In the second of this three-part series on product growth engine for innovation and business growth, we explore product-market fit and the product life cycle.

The biggest goal of a product manager who is building a digital product is to achieve product-market fit. Product-Market Fit is a concept that came about from the start-up world. It is widely attributed to Marc Andreesen, although the term was actually coined by Andy Rachleff, the co-founder of Benchmark Capital and Wealthfront, in explaining the most important goal of a startup. 

In his “The Only Thing that Matters” blog, Marc Andreesen explained why he also thinks that for a start-up the only thing that matters is product-market fit, which he further explains as being in a good market with a product that can satisfy that market. This definition offers two conditions for it to stand. First, the market problem must be sizeable in order for the market to be good. 

Second, the product (aka solution) must also address the market problem satisfactorily. And because a product has a life cycle, product-market fit can be defined as a point in time during the life cycle at which the market responds so well to the product that the product fits the market’s needs. To the product manager, this is like the proverbial pot of gold at the end of the rainbow.

The product life cycle is defined by the stages through which it undergoes from ideation to development, launch, decline, and eventually exit. All products go through four stages of the product life cycle: Introduction, Growth, Maturity and Decline. 

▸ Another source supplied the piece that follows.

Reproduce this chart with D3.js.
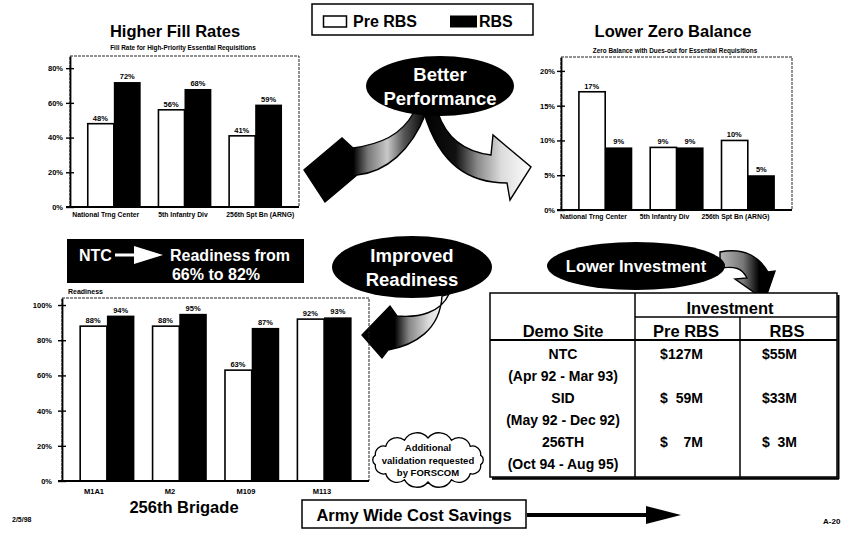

The Introduction stage is when customers are first introduced to the new product. The Growth stage is when the product becomes more attractive and is increasingly adopted by a growing customer base. The product then enters the Maturity stage as the market becomes more saturated with both the product as well as alternatives by competitors. Eventually, it goes into the Decline stage as its market share dwindles due to competition. Most businesses will try to extend the product’s life during this stage by pivoting it or moving to adjacent markets.